Greece’s bailout inspectors are returning to Athens to seek changes to the country’s tax, pensions and labour market laws in a sign that the Greek prime minister, Alexis Tsipras, will give way to European pressure for deeper reforms.
His government agreed at a meeting of eurozone finance ministers on Monday to talks on big economic reforms in exchange for progress on releasing the next instalment of bailout funds. In return, Europe signalled a winding back of austerity measures for the struggling nation, in a move that could end a dispute between EU creditors and the International Monetary Fund over how to deal with Greece.
But the announcement sparked anger in Greece, where the main opposition party accused the government of caving in while the economy was weak.
“The government is celebrating the return of the institutions to Greece while the economy is sinking,” said the centre-right New Democracy group.
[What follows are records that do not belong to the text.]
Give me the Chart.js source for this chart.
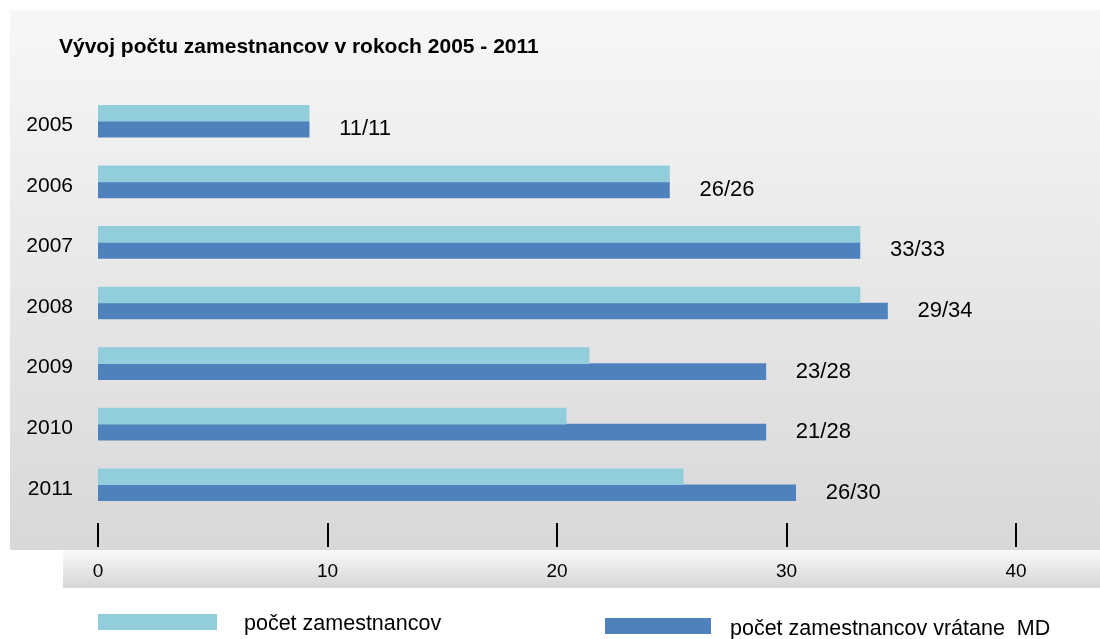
<!DOCTYPE html>
<html>
<head>
<meta charset="utf-8">
<title>Vývoj počtu zamestnancov</title>
<script src="https://cdn.jsdelivr.net/npm/chart.js@4"></script>
<style>
    body { margin: 0; background: #fff; }
    canvas { display: block; }
</style>
</head>
<body>
<canvas id="staff-chart" width="1100" height="639"></canvas>
<script>
// Data
const years = ["2005", "2006", "2007", "2008", "2009", "2010", "2011"];
const staff = [9.2, 24.9, 33.2, 33.2, 21.4, 20.4, 25.5];
const staffWithMD = [9.2, 24.9, 33.2, 34.4, 29.1, 29.1, 30.4];
const barLabels = ["11/11", "26/26", "33/33", "29/34", "23/28", "21/28", "26/30"];
const xTicks = [0, 10, 20, 30, 40];

const FONT = "'Liberation Sans', Arial, sans-serif";

// Background panels
const backgroundPlugin = {
    id: 'panels',
    beforeDraw(chart) {
        const ctx = chart.ctx;
        ctx.save();
        ctx.fillStyle = '#ffffff';
        ctx.fillRect(0, 0, chart.width, chart.height);

        let g = ctx.createLinearGradient(0, 10, 0, 550);
        g.addColorStop(0, '#f7f7f7');
        g.addColorStop(1, '#d8d8d8');
        ctx.fillStyle = g;
        ctx.fillRect(10, 10, chart.width - 10, 540);

        g = ctx.createLinearGradient(0, 550, 0, 588);
        g.addColorStop(0, '#f9f9f9');
        g.addColorStop(1, '#d6d6d6');
        ctx.fillStyle = g;
        ctx.fillRect(63, 550, chart.width - 63, 38);
        ctx.restore();
    }
};

// Title, tick marks, bar labels, legend
const decorPlugin = {
    id: 'decor',
    afterDraw(chart) {
        const ctx = chart.ctx;
        ctx.save();

        ctx.fillStyle = '#000';
        ctx.font = 'bold 21px ' + FONT;
        ctx.textBaseline = 'alphabetic';
        ctx.textAlign = 'left';
        ctx.fillText('Vývoj počtu zamestnancov v rokoch 2005 - 2011', 59, 53);

        // tick marks
        const xScale = chart.scales.x;
        ctx.strokeStyle = '#000';
        ctx.lineWidth = 2;
        xScale.ticks.forEach(t => {
            const px = Math.round(xScale.getPixelForValue(t.value));
            ctx.beginPath();
            ctx.moveTo(px, 523);
            ctx.lineTo(px, 547);
            ctx.stroke();
        });

        // value labels next to the dark bars
        const meta = chart.getDatasetMeta(1);
        ctx.font = '22px ' + FONT;
        ctx.textBaseline = 'middle';
        meta.data.forEach((bar, i) => {
            ctx.fillText(barLabels[i], bar.x + 30, bar.y);
        });

        // legend
        const ds = chart.data.datasets;
        ctx.font = '21.5px ' + FONT;
        ctx.fillStyle = ds[0].backgroundColor;
        ctx.fillRect(98, 614, 119, 16);
        ctx.fillStyle = '#000';
        ctx.fillText(ds[0].label, 244, 624);
        ctx.fillStyle = ds[1].backgroundColor;
        ctx.fillRect(605, 618, 106, 16);
        ctx.fillStyle = '#000';
        ctx.fillText(ds[1].label, 730, 629);

        ctx.restore();
    }
};

const staffCanvas = document.getElementById('staff-chart');
let staffChart = new Chart(staffCanvas, {
    type: 'bar',
    data: {
        labels: years,
        datasets: [{
            label: 'počet zamestnancov',
            data: staff,
            backgroundColor: '#92cddc',
            borderWidth: 0
        }, {
            label: 'počet zamestnancov vrátane  MD',
            data: staffWithMD,
            backgroundColor: '#4f81bd',
            borderWidth: 0
        }]
    },
    options: {
        indexAxis: 'y',
        responsive: false,
        animation: false,
        barThickness: 16,
        layout: {
            padding: { top: 91, right: 84, left: 0, bottom: 0 }
        },
        scales: {
            x: {
                min: 0,
                max: 40,
                afterBuildTicks: scale => {
                    scale.ticks = xTicks.map(v => ({ value: v }));
                },
                afterFit: scale => { scale.height = 124; },
                grid: { display: false, drawTicks: false },
                border: { display: false },
                ticks: {
                    padding: 45,
                    color: '#000',
                    font: { family: FONT, size: 19 }
                }
            },
            y: {
                afterFit: scale => { scale.width = 98; },
                grid: { display: false, drawTicks: false },
                border: { display: false },
                ticks: {
                    padding: 25,
                    labelOffset: 4,
                    color: '#000',
                    font: { family: FONT, size: 21 }
                }
            }
        },
        plugins: {
            legend: { display: false },
            tooltip: { enabled: false }
        }
    },
    plugins: [backgroundPlugin, decorPlugin]
});
</script>
</body>
</html>
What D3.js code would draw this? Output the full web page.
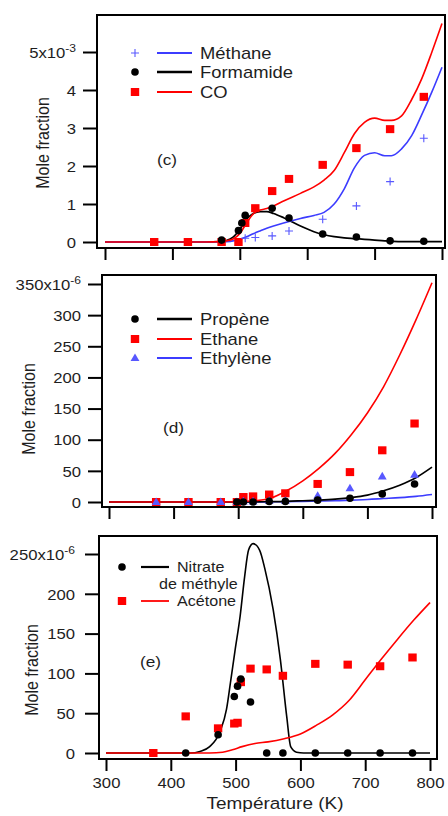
<!DOCTYPE html>
<html><head><meta charset="utf-8">
<script src="https://cdn.jsdelivr.net/npm/d3@7"></script>
<style>body{margin:0;background:#fff}svg{display:block}text{font-family:"Liberation Sans",Arial,sans-serif;fill:#1e1e1e}</style>
</head><body><svg id="c" width="448" height="816"></svg>
<script>
// ---------- data ----------
const tempTicks = [300,400,500,600,700,800];

// panel (c), units 1e-3
const cYTicks = [0,1,2,3,4,5];
const methaneT = [508,523,548,573,623,673,723,773];
const methaneV = [0.10,0.12,0.16,0.29,0.60,0.95,1.59,2.73];
const formamideT = [473,498,503,508,548,573,623,673,723,773];
const formamideV = [0.05,0.30,0.50,0.70,0.89,0.63,0.21,0.13,0.03,0.02];
const coT = [373,423,473,498,508,523,548,573,623,673,723,773];
const coV = [0,0,0,0,0.50,0.89,1.34,1.66,2.03,2.47,2.97,3.82];
const modelTc = [300,450,470,480,490,500,510,520,530,540,550,565,590,610,625,640,655,670,685,700,715,725,740,755,770,785,800];
const coModel = [0,0,0.01,0.03,0.08,0.22,0.50,0.74,0.84,0.88,0.95,1.08,1.28,1.45,1.63,1.88,2.35,2.85,3.15,3.26,3.20,3.20,3.32,3.75,4.30,5.00,5.75];
const methaneModel = [0,0,0,0.01,0.03,0.07,0.14,0.22,0.29,0.36,0.42,0.50,0.62,0.70,0.78,1.00,1.40,1.95,2.28,2.35,2.27,2.27,2.45,2.80,3.35,3.95,4.60];
const formamideModel = [0,0,0.01,0.04,0.13,0.33,0.60,0.75,0.80,0.80,0.75,0.64,0.42,0.27,0.19,0.14,0.11,0.09,0.07,0.05,0.03,0.02,0.01,0.01,0.01,0.01,0.01];

// panel (d), units 1e-6
const dYTicks = [0,50,100,150,200,250,300,350];
const propeneT = [498,508,523,548,573,623,673,723,773];
const propeneV = [0,0,0,1,1,3,6,13,29];
const ethaneT = [373,423,473,498,508,523,548,573,623,673,723,773];
const ethaneV = [0,0,0,0,8,9,12,14,29,48,83,126];
const ethyleneT = [373,423,473,498,508,523,548,573,623,673,723,773];
const ethyleneV = [0,0,0,0,1,1,2,2,10,22,41,44];
const modelTd = [300,450,500,525,550,575,600,625,650,675,700,725,750,775,800];
const ethaneModel = [0,0,0.5,2,6,18,34,54,78,108,143,185,236,292,352];
const propeneModel = [0,0,0,0.2,0.5,1,2,3,4.5,7,11,18,27,39,56];
const ethyleneModel = [0,0,0,0.1,0.3,0.6,1,1.5,2,3,4,5.5,7,9,12];

// panel (e), units 1e-6
const eYTicks = [0,50,100,150,200,250];
const nitrateT = [423,473,498,503,508,523,548,573,623,673,723,773];
const nitrateV = [0,23,71,84,93,64,0,0,0,0,0,0];
const acetoneT = [373,423,473,498,503,508,523,548,573,623,673,723,773];
const acetoneV = [0,46,31,37,38,89,106,105,97,112,111,109,120];
const nitrateModelT = [300,430,445,460,476,486,492,499,507,514,520,527,537,545,558,569,579,585,594,605,800];
const nitrateModelV = [0,0,2,8,27,55,88,128,172,222,255,263,255,232,180,118,45,8,1,0,0];
const acetoneModelT = [300,460,480,495,510,530,550,575,600,625,650,675,700,725,750,775,800];
const acetoneModelV = [0,0,1,4,8,12,14,18,24,35,48,66,92,118,143,167,189];

// ---------- drawing ----------
const RED="#ff0000", BLUE="#3c3cff", BLUEM="#5858ff", BLACK="#000";
const SX=1.15;
const svg=d3.select("#c");
svg.append("rect").attr("width",448).attr("height",816).attr("fill","#fff");
const zip=(a,b)=>a.map((t,i)=>[t,b[i]]);

function txt(g,x,y,str,size,anchor){
  return g.append("text").attr("transform",`translate(${x},${y}) scale(${SX},1)`)
    .attr("font-size",size).attr("text-anchor",anchor||"start").text(str);
}
function marker(g,type,cx,cy,color){
  if(type==="circle") g.append("circle").attr("cx",cx).attr("cy",cy).attr("r",3.8).attr("fill",color);
  else if(type==="square") g.append("rect").attr("x",cx-4.2).attr("y",cy-4).attr("width",8.4).attr("height",8).attr("fill",color);
  else if(type==="plus") g.append("path").attr("d",`M${cx-4},${cy}H${cx+4}M${cx},${cy-4}V${cy+4}`).attr("stroke",color).attr("stroke-width",1.1).attr("fill","none");
  else if(type==="triangle") g.append("path").attr("transform",`translate(${cx},${cy+0.5})`).attr("d",d3.symbol(d3.symbolTriangle,34)()).attr("fill",color);
}

function panel(cfg){
  const g=svg.append("g");
  const x=d3.scaleLinear().domain([300,800]).range(cfg.xr);
  const y=d3.scaleLinear().domain([0,cfg.ymax]).range(cfg.yr);
  const line=d3.line().x(d=>x(d[0])).y(d=>y(d[1])).curve(d3.curveMonotoneX);
  cfg.lines.forEach(l=>{
    g.append("path").datum(zip(l.t,l.v)).attr("d",line).attr("fill","none")
      .attr("stroke",l.color).attr("stroke-width",l.w||1.6).attr("stroke-linejoin","round");
  });
  cfg.series.forEach(s=>{
    zip(s.t,s.v).forEach(d=>marker(g,s.type,x(d[0]),y(d[1]),s.color));
  });
  const f=cfg.f;
  g.append("rect").attr("x",f[0]).attr("y",f[1]).attr("width",f[2]-f[0]).attr("height",f[3]-f[1])
    .attr("fill","none").attr("stroke","#000").attr("stroke-width",2);
  // y axis
  const ya=g.append("g").attr("transform",`translate(${f[0]},0)`)
    .call(d3.axisLeft(y).tickValues(cfg.yticks).tickSize(14).tickSizeOuter(0).tickFormat(d=>String(d)));
  ya.attr("font-family",null).attr("font-size",null);
  ya.select(".domain").remove();
  ya.selectAll(".tick line").attr("stroke","#000").attr("stroke-width",2);
  ya.selectAll(".tick text").attr("x",null).attr("dy",null).attr("fill","#1e1e1e")
    .attr("font-size",14.5).attr("transform",`translate(${-cfg.lab},5.2) scale(${SX},1)`);
  ya.selectAll(".tick text").filter(d=>d===cfg.ymax).each(function(d){
    const t=d3.select(this); t.text(String(d)+"x10");
    t.append("tspan").attr("dy",-6).attr("font-size",10.5).text(cfg.exp);
  });
  // x axis
  const xa=g.append("g").attr("transform",`translate(0,${f[3]})`)
    .call(d3.axisBottom(x).tickValues(tempTicks).tickSize(12).tickSizeOuter(0).tickFormat(cfg.xlabels?(d=>String(d)):(()=> "")));
  xa.attr("font-family",null).attr("font-size",null);
  xa.select(".domain").remove();
  xa.selectAll(".tick line").attr("stroke","#000").attr("stroke-width",2);
  xa.selectAll(".tick text").attr("y",null).attr("dy",null).attr("fill","#1e1e1e")
    .attr("font-size",14.5).attr("transform",`translate(0,29) scale(${SX},1)`);
  // y title
  g.append("text").attr("transform",`translate(${cfg.yt[0]},${cfg.yt[1]}) scale(${SX},1) rotate(-90)`)
    .attr("font-size",16).attr("text-anchor","middle").text("Mole fraction");
  // panel letter
  txt(g,cfg.letter[0],cfg.letter[1],cfg.letter[2],15);
  // legend
  cfg.legend.forEach(it=>{
    if(it.type) marker(g,it.type,it.mx,it.y,it.mcolor);
    if(it.lcolor) g.append("line").attr("x1",it.l1).attr("x2",it.l2).attr("y1",it.y).attr("y2",it.y)
      .attr("stroke",it.lcolor).attr("stroke-width",it.lw||1.8);
    txt(g,it.tx,it.y+it.fs*0.36,it.text,it.fs);
  });
  return {x,y};
}

// (c)
panel({
  xr:[105,442], yr:[242,52], ymax:5, yticks:cYTicks, exp:"-3", f:[97,15,445,248], lab:21, xlabels:false,
  yt:[49,143], letter:[157,165,"(c)"],
  lines:[
    {t:modelTc,v:formamideModel,color:BLACK,w:1.7},
    {t:modelTc,v:methaneModel,color:BLUE},
    {t:modelTc,v:coModel,color:RED}
  ],
  series:[
    {t:coT,v:coV,type:"square",color:RED},
    {t:formamideT,v:formamideV,type:"circle",color:BLACK},
    {t:methaneT,v:methaneV,type:"plus",color:BLUEM}
  ],
  legend:[
    {type:"plus",mx:135,mcolor:BLUEM,l1:157,l2:192,lcolor:BLUE,y:53,tx:200,text:"Méthane",fs:16},
    {type:"circle",mx:135,mcolor:BLACK,l1:157,l2:192,lcolor:BLACK,lw:2.6,y:72,tx:200,text:"Formamide",fs:16},
    {type:"square",mx:135,mcolor:RED,l1:157,l2:192,lcolor:RED,y:92,tx:200,text:"CO",fs:16}
  ]
});

// (d)
panel({
  xr:[109,432], yr:[502,284], ymax:350, yticks:dYTicks, exp:"-6", f:[102,275,436,507], lab:21, xlabels:false,
  yt:[35,409], letter:[163,433,"(d)"],
  lines:[
    {t:modelTd,v:ethyleneModel,color:BLUE},
    {t:modelTd,v:propeneModel,color:BLACK,w:1.7},
    {t:modelTd,v:ethaneModel,color:RED}
  ],
  series:[
    {t:ethaneT,v:ethaneV,type:"square",color:RED},
    {t:ethyleneT,v:ethyleneV,type:"triangle",color:BLUEM},
    {t:propeneT,v:propeneV,type:"circle",color:BLACK}
  ],
  legend:[
    {type:"circle",mx:135,mcolor:BLACK,l1:157,l2:192,lcolor:BLACK,lw:2.6,y:319,tx:200,text:"Propène",fs:16},
    {type:"square",mx:135,mcolor:RED,l1:157,l2:192,lcolor:RED,y:339,tx:200,text:"Ethane",fs:16},
    {type:"triangle",mx:135,mcolor:BLUEM,l1:157,l2:192,lcolor:BLUE,y:358,tx:200,text:"Ethylène",fs:16}
  ]
});

// (e)
panel({
  xr:[106,430], yr:[753,554], ymax:250, yticks:eYTicks, exp:"-6", f:[99,536,437,759], lab:24, xlabels:true,
  yt:[38,670], letter:[140,667,"(e)"],
  lines:[
    {t:nitrateModelT,v:nitrateModelV,color:BLACK,w:1.6},
    {t:acetoneModelT,v:acetoneModelV,color:RED}
  ],
  series:[
    {t:acetoneT,v:acetoneV,type:"square",color:RED},
    {t:nitrateT,v:nitrateV,type:"circle",color:BLACK}
  ],
  legend:[
    {type:"circle",mx:122,mcolor:BLACK,l1:141,l2:169,lcolor:BLACK,lw:2.2,y:567,tx:177,text:"Nitrate",fs:14},
    {l1:0,l2:0,y:584,tx:159,text:"de méthyle",fs:14},
    {type:"square",mx:122,mcolor:RED,l1:141,l2:169,lcolor:RED,y:601,tx:177,text:"Acétone",fs:14}
  ]
});

txt(svg,275,809,"Température (K)",16.5,"middle");
</script></body></html>
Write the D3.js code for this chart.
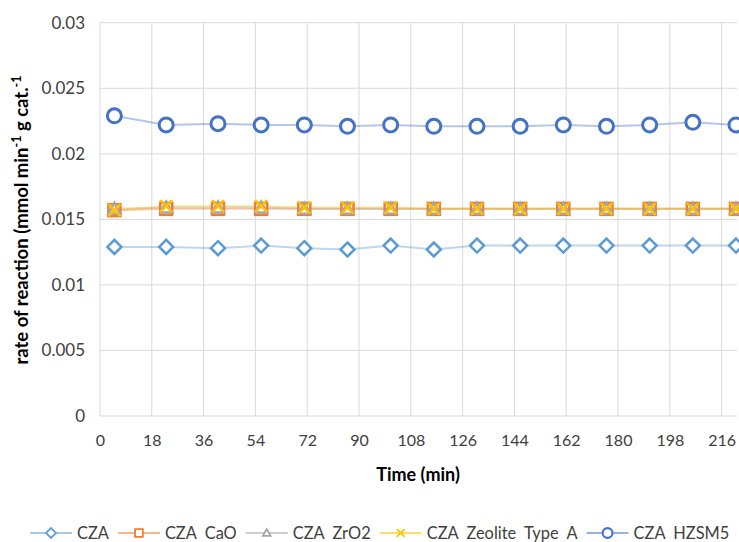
<!DOCTYPE html>
<html>
<head>
<meta charset="utf-8">
<script src="https://cdn.jsdelivr.net/npm/d3@7"></script>
<style>
  body { margin: 0; background: #fff; }
  svg { display: block; font-family: Lato, "Open Sans", sans-serif; }
  text { white-space: pre; }
</style>
</head>
<body>
<svg id="chart" width="739" height="542"></svg>
<script>
const times = [5, 23, 41, 56, 71, 86, 101, 116, 131, 146, 161, 176, 191, 206, 221]
const xTicks = [0, 18, 36, 54, 72, 90, 108, 126, 144, 162, 180, 198, 216]
const yTicks = [0, 0.005, 0.01, 0.015, 0.02, 0.025, 0.03]

const czaVals = [0.0129, 0.0129, 0.0128, 0.0130, 0.0128, 0.0127, 0.0130, 0.0127, 0.0130, 0.0130, 0.0130, 0.0130, 0.0130, 0.0130, 0.0130]
const caoVals = [0.0157, 0.0158, 0.0158, 0.0158, 0.0158, 0.0158, 0.0158, 0.0158, 0.0158, 0.0158, 0.0158, 0.0158, 0.0158, 0.0158, 0.0158]
const zro2Vals = [0.0158, 0.0159, 0.0159, 0.0159, 0.0158, 0.0158, 0.0158, 0.0158, 0.0158, 0.0158, 0.0158, 0.0158, 0.0158, 0.0158, 0.0158]
const zeoliteVals = [0.0157, 0.0160, 0.0160, 0.0160, 0.0159, 0.0159, 0.0159, 0.0158, 0.0158, 0.0158, 0.0158, 0.0158, 0.0158, 0.0158, 0.0158]
const hzsm5Vals = [0.0229, 0.0222, 0.0223, 0.0222, 0.0222, 0.0221, 0.0222, 0.0221, 0.0221, 0.0221, 0.0222, 0.0221, 0.0222, 0.0224, 0.0222]

const seriesNames = ["CZA", "CZA  CaO", "CZA  ZrO2", "CZA  Zeolite  Type  A", "CZA  HZSM5"]
const seriesColors = ["#5b9bd5", "#ed7d31", "#a5a5a5", "#ffc000", "#4472c4"]
const seriesMarkers = ["diamond", "square", "triangle", "cross", "circle"]
const seriesValues = [czaVals, caoVals, zro2Vals, zeoliteVals, hzsm5Vals]

const svg = d3.select("#chart")
const plotLeft = 100, plotTop = 22.7, plotBottom = 416
const step = 51.8 // px per 18 min

const x = d3.scaleLinear().domain([0, 234]).range([plotLeft, plotLeft + 13 * step])
const y = d3.scaleLinear().domain([0, 0.03]).range([plotBottom, plotTop])
const plotRight = 737

// grid
svg.append("g")
  .selectAll("line")
  .data(xTicks)
  .join("line")
  .attr("x1", d => x(d)).attr("x2", d => x(d))
  .attr("y1", plotTop).attr("y2", plotBottom)
  .attr("stroke", "#d9d9d9").attr("stroke-width", 1)

svg.append("g")
  .selectAll("line")
  .data(yTicks)
  .join("line")
  .attr("x1", plotLeft).attr("x2", plotRight)
  .attr("y1", d => y(d)).attr("y2", d => y(d))
  .attr("stroke", "#d9d9d9").attr("stroke-width", 1)

// axes labels via d3 axes, lines hidden
const yAxis = svg.append("g")
  .attr("transform", `translate(${plotLeft - 12},0)`)
  .call(d3.axisLeft(y).tickValues(yTicks).tickSize(0).tickFormat(d => d === 0 ? "0" : String(+d.toFixed(3))))
yAxis.select(".domain").remove()
yAxis.selectAll("text").attr("font-size", 17).attr("fill", "#404040").attr("font-family", "Lato")

const xAxis = svg.append("g")
  .attr("transform", `translate(0,${plotBottom + 16})`)
  .call(d3.axisBottom(x).tickValues(xTicks).tickSize(0))
xAxis.select(".domain").remove()
xAxis.selectAll("text").attr("font-size", 16).attr("fill", "#404040").attr("font-family", "Lato")

// titles
svg.append("text")
  .attr("x", 418).attr("y", 481)
  .attr("text-anchor", "middle")
  .attr("font-size", 18).attr("font-weight", "bold").attr("fill", "#000")
  .text("Time (min)")

const yt = svg.append("text")
  .attr("transform", "translate(28,220) rotate(-90)")
  .attr("text-anchor", "middle")
  .attr("font-size", 18.5).attr("font-weight", "bold").attr("fill", "#000")
yt.append("tspan").text("rate of reaction (mmol min")
yt.append("tspan").text("-1").attr("font-size", 12.5).attr("baseline-shift", "super")
yt.append("tspan").text(" g cat.")
yt.append("tspan").text("-1").attr("font-size", 12.5).attr("baseline-shift", "super")

// marker drawing
function drawMarker(g, type, color, cx, cy, k = 1) {
  const r = 7 * k
  const sw = 2.5 * k
  if (type === "diamond") {
    g.append("path").attr("d", `M${cx},${cy - r}L${cx + r},${cy}L${cx},${cy + r}L${cx - r},${cy}Z`)
      .attr("fill", "#fff").attr("stroke", color).attr("stroke-width", sw)
  } else if (type === "square") {
    g.append("rect").attr("x", cx - r + 1).attr("y", cy - r + 1).attr("width", 2 * r - 2).attr("height", 2 * r - 2)
      .attr("fill", "#fff").attr("stroke", color).attr("stroke-width", sw)
  } else if (type === "triangle") {
    g.append("path").attr("d", `M${cx},${cy - r + 1}L${cx + r - 1},${cy + r - 2}L${cx - r + 1},${cy + r - 2}Z`)
      .attr("fill", "#fff").attr("stroke", color).attr("stroke-width", sw)
  } else if (type === "cross") {
    const c = r - 1
    g.append("path").attr("d", `M${cx - c},${cy - c}L${cx + c},${cy + c}M${cx + c},${cy - c}L${cx - c},${cy + c}`)
      .attr("fill", "none").attr("stroke", color).attr("stroke-width", sw)
  } else if (type === "circle") {
    g.append("circle").attr("cx", cx).attr("cy", cy).attr("r", r)
      .attr("fill", "#fff").attr("stroke", color).attr("stroke-width", 3 * k)
  }
}

const plot = svg.append("g")
const line = d3.line().x((d, i) => x(times[i])).y(d => y(d))

seriesValues.forEach((vals, s) => {
  plot.append("path")
    .datum(vals)
    .attr("d", line)
    .attr("fill", "none")
    .attr("stroke", seriesColors[s])
    .attr("stroke-opacity", 0.4)
    .attr("stroke-width", 2)
})

// markers: draw in series order so later ones sit on top
const order = [0, 4, 1, 2, 3]
order.forEach(s => {
  const g = plot.append("g")
  seriesValues[s].forEach((v, i) => drawMarker(g, seriesMarkers[s], seriesColors[s], x(times[i]), y(v)))
})

// legend
const legend = svg.append("g")
let lx = 30
const ly = 533
seriesNames.forEach((name, s) => {
  const item = legend.append("g")
  item.append("line").attr("x1", lx).attr("x2", lx + 42).attr("y1", ly).attr("y2", ly)
    .attr("stroke", seriesColors[s]).attr("stroke-opacity", 0.55).attr("stroke-width", 2)
  drawMarker(item, seriesMarkers[s], seriesColors[s], lx + 21, ly, 0.7)
  const t = item.append("text").attr("x", lx + 47).attr("y", ly + 6)
    .attr("font-size", 16.4).attr("fill", "#404040").text(name)
  lx += 47 + t.node().getComputedTextLength() + 9
})
</script>
</body>
</html>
Senior EU officials promised economic pressures would be lifted. Pierre Moscovici, the European commissioner for economic affairs, said: “We need to show [the Greek people] that there is light at the end of the tunnel of austerity. Everyone has agreed on this fundamental principle.”
Officials from the European commission, the European Central Bank, the IMF and the European Stability Mechanism (EU bailout fund) will arrive in Athens “in the very short-term” to work with the Greek government on reforms to tax, pensions and labour markets, said Jeroen Dijsselbloem, the Dutch finance minister who chairs the Eurogroup.
Speaking after the meeting in Brussels, he said it was too early to make a decision on unlocking the next tranche of Greece’s €86bn (£73bn) bailout, but he hoped agreement on reforms would make a disbursal of funds possible. Greece was represented at the meeting by its finance minister, Euclid Tsakalotos.
The return of the creditors to Athens has raised hopes they will agree among themselves on how to handle Greece’s debt mountain. The IMF has so far declined to get involved in the latest bailout because it believes that refusing to write off some of the Greek debt burden will crush Greece’s economic prospects. In contrast, the EU institutions argue that deferring repayment terms – rather than waiving payments – will allow the Greek economy to grow and pay its dues.